> [PROBLEM]
Nothing outside the lines from the one containing "Convert this chart" down to the one containing "ax.set_axisbelow(True)" belongs in the copy; print that span exactly, both ends included, with pictures removed.

> [MATERIAL PROVIDED]
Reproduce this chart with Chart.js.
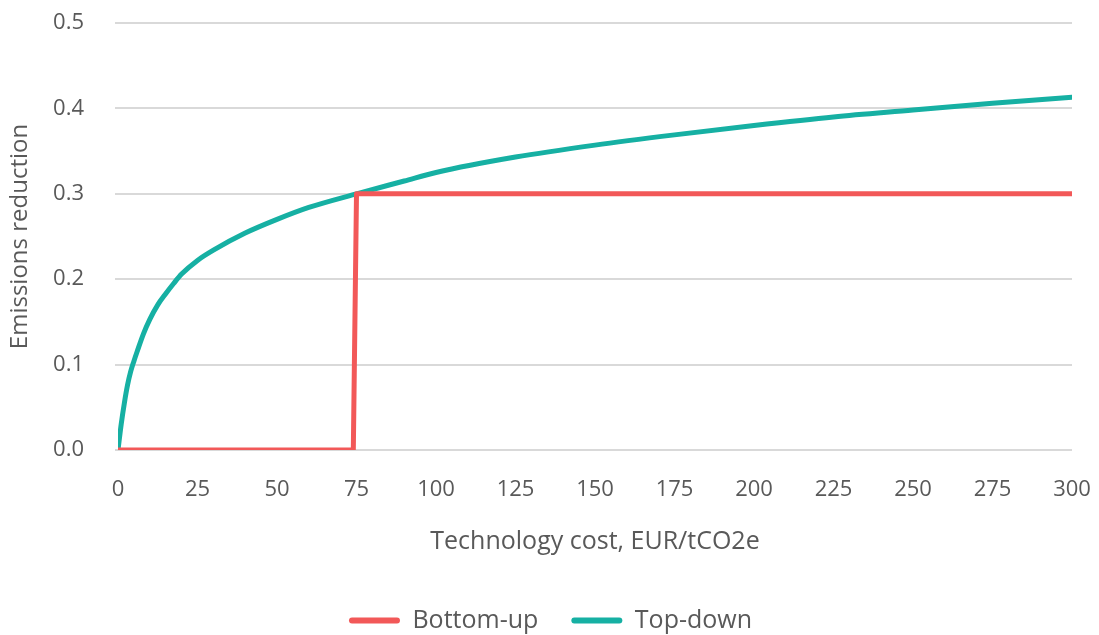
* * *
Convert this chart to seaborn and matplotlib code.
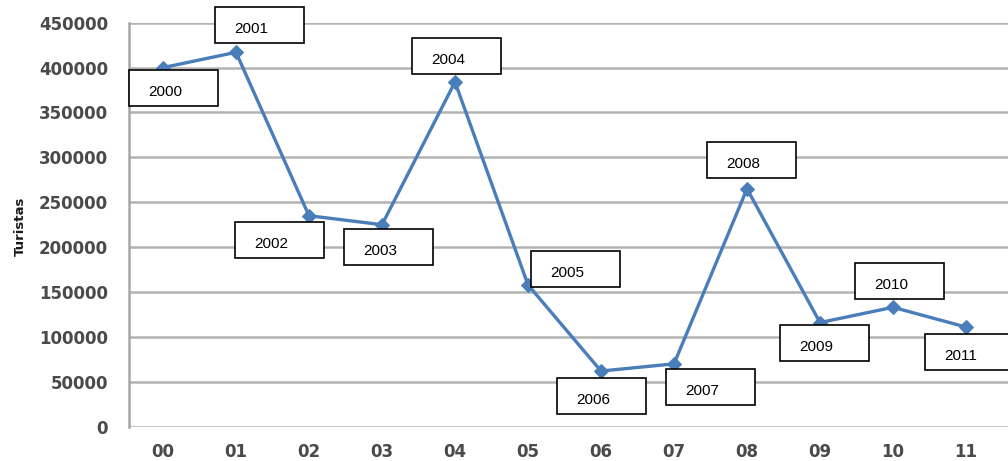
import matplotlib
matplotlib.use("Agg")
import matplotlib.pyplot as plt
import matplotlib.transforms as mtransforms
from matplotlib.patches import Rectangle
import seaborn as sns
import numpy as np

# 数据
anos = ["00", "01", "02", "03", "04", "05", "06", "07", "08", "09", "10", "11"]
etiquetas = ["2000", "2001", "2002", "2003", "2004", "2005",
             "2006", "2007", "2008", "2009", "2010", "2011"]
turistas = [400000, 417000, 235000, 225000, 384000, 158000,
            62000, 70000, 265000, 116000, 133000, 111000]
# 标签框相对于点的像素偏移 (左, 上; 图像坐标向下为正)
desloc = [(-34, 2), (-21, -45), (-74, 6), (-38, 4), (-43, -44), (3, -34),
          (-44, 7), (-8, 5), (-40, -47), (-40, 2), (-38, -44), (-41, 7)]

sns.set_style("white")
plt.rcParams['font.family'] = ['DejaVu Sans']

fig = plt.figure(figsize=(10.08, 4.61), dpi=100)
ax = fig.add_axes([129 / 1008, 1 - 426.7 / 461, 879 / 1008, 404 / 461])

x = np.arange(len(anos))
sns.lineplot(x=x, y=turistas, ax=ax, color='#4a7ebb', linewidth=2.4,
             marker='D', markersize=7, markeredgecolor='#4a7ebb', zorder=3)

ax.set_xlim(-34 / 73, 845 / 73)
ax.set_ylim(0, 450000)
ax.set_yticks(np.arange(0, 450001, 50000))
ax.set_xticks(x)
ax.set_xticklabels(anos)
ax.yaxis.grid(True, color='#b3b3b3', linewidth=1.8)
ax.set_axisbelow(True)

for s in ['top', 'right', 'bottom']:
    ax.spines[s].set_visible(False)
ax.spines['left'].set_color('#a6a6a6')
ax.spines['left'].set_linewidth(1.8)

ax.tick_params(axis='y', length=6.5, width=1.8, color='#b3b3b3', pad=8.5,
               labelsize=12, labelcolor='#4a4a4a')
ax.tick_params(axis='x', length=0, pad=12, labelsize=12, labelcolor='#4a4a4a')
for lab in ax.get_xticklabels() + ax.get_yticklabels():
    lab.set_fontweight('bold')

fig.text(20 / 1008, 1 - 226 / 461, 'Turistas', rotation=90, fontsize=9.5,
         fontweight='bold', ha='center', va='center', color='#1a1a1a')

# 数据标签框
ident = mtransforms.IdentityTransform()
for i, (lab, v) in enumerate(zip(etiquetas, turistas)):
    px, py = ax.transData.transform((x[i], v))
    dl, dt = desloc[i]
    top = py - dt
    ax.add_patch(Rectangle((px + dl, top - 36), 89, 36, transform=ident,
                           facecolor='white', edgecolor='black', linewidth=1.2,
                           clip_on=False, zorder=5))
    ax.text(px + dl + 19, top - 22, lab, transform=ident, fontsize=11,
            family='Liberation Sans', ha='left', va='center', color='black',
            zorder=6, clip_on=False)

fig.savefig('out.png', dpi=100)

> [RESPONSE FOR THIS EXERCISE]
Convert this chart to seaborn and matplotlib code.
import matplotlib
matplotlib.use("Agg")
import matplotlib.pyplot as plt
import matplotlib.transforms as mtransforms
from matplotlib.patches import Rectangle
import seaborn as sns
import numpy as np

# 数据
anos = ["00", "01", "02", "03", "04", "05", "06", "07", "08", "09", "10", "11"]
etiquetas = ["2000", "2001", "2002", "2003", "2004", "2005",
             "2006", "2007", "2008", "2009", "2010", "2011"]
turistas = [400000, 417000, 235000, 225000, 384000, 158000,
            62000, 70000, 265000, 116000, 133000, 111000]
# 标签框相对于点的像素偏移 (左, 上; 图像坐标向下为正)
desloc = [(-34, 2), (-21, -45), (-74, 6), (-38, 4), (-43, -44), (3, -34),
          (-44, 7), (-8, 5), (-40, -47), (-40, 2), (-38, -44), (-41, 7)]

sns.set_style("white")
plt.rcParams['font.family'] = ['DejaVu Sans']

fig = plt.figure(figsize=(10.08, 4.61), dpi=100)
ax = fig.add_axes([129 / 1008, 1 - 426.7 / 461, 879 / 1008, 404 / 461])

x = np.arange(len(anos))
sns.lineplot(x=x, y=turistas, ax=ax, color='#4a7ebb', linewidth=2.4,
             marker='D', markersize=7, markeredgecolor='#4a7ebb', zorder=3)

ax.set_xlim(-34 / 73, 845 / 73)
ax.set_ylim(0, 450000)
ax.set_yticks(np.arange(0, 450001, 50000))
ax.set_xticks(x)
ax.set_xticklabels(anos)
ax.yaxis.grid(True, color='#b3b3b3', linewidth=1.8)
ax.set_axisbelow(True)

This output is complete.